● Code that draws figures:
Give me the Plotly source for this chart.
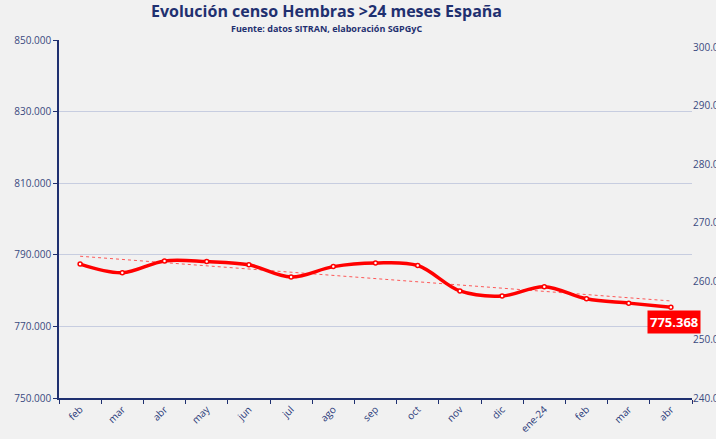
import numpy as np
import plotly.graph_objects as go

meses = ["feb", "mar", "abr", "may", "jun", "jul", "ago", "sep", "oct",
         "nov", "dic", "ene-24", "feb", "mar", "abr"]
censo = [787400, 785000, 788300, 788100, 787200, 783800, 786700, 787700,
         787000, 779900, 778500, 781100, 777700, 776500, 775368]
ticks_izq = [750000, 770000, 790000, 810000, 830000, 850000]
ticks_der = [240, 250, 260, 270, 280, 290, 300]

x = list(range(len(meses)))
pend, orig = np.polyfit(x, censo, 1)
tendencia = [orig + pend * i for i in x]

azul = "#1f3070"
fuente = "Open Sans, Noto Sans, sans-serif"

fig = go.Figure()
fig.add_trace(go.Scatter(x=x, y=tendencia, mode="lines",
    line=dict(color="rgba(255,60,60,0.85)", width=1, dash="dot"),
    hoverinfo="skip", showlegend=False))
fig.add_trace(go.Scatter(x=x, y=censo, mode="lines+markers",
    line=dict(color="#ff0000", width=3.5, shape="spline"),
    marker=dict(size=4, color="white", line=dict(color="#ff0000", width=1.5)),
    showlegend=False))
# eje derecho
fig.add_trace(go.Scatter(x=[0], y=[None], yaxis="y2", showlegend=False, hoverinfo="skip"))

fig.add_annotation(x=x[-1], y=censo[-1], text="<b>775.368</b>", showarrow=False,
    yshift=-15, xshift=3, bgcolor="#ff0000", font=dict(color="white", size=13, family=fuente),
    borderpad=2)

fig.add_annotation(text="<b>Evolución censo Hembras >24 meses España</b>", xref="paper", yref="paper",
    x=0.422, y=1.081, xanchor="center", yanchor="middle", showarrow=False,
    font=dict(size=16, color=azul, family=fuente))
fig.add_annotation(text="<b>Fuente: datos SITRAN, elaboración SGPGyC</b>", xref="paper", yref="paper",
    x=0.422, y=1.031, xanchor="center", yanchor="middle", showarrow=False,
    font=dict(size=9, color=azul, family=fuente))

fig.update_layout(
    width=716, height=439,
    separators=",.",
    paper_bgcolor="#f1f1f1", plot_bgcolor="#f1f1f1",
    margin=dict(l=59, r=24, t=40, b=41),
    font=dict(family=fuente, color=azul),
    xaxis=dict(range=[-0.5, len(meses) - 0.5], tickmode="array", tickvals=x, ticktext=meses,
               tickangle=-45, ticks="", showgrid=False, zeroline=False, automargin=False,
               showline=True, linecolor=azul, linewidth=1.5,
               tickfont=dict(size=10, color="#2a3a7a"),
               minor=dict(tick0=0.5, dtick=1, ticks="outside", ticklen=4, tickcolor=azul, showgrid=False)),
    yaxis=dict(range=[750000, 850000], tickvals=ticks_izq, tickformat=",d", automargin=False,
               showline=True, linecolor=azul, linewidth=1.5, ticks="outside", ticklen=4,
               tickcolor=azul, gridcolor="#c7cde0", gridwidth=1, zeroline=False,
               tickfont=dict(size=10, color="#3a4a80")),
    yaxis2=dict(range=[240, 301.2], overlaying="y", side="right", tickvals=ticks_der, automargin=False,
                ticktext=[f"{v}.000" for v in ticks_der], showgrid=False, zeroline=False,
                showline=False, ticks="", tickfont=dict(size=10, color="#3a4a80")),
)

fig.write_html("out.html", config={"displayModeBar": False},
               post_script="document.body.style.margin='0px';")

---

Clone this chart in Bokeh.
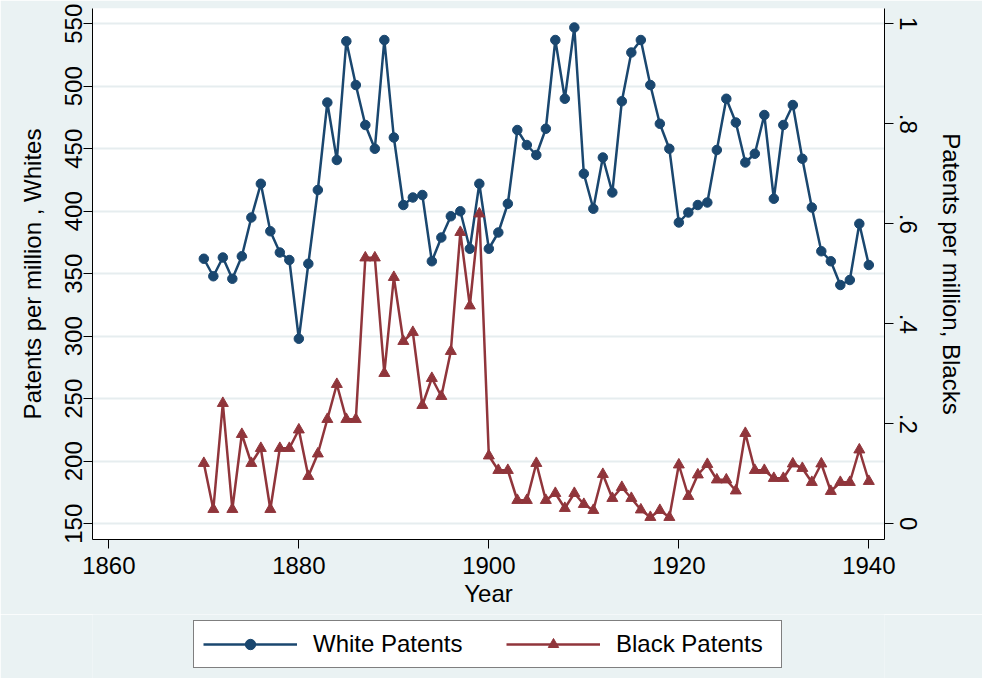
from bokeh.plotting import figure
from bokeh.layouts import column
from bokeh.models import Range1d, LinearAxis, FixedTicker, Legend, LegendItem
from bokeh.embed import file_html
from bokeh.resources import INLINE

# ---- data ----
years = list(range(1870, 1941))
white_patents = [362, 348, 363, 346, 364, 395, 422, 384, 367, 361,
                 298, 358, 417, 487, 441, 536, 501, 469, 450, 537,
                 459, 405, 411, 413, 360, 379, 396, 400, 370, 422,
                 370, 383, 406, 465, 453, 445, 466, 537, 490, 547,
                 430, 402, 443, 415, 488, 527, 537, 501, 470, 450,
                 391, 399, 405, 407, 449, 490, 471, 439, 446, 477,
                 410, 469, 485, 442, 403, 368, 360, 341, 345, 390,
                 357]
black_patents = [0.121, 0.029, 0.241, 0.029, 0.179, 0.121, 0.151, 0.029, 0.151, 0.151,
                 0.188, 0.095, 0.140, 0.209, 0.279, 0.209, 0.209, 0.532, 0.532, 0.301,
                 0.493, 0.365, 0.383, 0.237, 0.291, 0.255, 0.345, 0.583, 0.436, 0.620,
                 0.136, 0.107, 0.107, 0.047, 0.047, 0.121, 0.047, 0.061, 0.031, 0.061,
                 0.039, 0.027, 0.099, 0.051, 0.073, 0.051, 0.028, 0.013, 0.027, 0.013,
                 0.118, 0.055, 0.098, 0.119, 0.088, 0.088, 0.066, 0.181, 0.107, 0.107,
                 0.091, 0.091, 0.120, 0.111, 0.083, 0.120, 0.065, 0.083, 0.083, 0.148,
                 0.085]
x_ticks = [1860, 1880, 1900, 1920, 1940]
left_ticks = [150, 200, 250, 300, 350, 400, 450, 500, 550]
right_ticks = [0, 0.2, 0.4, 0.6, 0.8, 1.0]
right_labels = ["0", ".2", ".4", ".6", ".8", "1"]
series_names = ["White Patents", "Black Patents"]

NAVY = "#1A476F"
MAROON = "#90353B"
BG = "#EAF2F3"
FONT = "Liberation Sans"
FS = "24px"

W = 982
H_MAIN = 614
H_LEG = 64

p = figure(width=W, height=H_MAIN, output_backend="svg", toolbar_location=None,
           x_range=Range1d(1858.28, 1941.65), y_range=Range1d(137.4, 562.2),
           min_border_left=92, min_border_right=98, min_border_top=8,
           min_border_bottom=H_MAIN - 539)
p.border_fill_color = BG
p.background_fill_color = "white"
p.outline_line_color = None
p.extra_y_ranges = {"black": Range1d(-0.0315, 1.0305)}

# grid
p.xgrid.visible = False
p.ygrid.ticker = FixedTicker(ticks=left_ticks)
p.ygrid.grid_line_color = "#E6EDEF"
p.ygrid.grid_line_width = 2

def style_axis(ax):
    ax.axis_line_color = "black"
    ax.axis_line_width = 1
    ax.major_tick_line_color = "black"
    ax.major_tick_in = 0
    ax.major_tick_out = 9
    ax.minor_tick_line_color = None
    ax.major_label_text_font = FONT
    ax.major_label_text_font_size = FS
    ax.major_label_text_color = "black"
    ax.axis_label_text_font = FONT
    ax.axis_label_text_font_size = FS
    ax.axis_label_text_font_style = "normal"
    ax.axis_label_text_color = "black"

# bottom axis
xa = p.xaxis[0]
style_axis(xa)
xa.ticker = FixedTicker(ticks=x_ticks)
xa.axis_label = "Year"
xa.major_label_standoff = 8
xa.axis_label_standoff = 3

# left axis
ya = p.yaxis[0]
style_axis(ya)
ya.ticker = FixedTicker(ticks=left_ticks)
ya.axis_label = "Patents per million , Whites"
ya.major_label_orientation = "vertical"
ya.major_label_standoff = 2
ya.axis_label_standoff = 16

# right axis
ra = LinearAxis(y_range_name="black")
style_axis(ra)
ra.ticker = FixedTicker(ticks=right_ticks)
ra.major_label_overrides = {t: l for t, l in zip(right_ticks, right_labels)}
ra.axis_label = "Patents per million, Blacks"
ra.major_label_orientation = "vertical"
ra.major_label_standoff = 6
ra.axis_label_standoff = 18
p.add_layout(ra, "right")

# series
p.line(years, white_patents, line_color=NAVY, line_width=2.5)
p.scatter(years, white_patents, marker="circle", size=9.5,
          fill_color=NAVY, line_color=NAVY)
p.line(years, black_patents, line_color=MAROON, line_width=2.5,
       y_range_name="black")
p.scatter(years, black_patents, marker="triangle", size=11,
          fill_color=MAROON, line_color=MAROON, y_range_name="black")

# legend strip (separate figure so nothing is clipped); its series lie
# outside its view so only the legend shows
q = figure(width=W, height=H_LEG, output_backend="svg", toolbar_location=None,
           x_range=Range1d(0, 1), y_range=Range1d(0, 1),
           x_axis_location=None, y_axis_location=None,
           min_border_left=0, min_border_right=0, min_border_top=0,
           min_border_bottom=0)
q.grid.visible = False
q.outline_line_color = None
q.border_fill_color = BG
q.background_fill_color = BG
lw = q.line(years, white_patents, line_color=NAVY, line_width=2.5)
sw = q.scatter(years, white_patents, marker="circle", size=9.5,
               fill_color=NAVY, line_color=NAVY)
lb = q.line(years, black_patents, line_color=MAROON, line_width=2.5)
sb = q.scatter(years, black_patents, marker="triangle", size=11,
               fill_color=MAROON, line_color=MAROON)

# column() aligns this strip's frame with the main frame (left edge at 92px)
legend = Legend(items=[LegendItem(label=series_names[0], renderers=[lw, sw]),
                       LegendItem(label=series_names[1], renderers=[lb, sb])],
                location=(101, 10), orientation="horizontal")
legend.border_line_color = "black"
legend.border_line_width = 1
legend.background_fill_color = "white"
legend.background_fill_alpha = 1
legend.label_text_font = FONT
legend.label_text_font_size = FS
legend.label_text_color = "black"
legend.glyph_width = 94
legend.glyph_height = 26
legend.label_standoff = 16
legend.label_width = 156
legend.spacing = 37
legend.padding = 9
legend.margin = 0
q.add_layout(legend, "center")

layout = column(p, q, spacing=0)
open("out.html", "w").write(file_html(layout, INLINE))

● TASK DETAILS:
Find each line holding the word "chart" and copy it.

● ANSWER TO THE TASK:
Give me the Plotly source for this chart.
Clone this chart in Bokeh.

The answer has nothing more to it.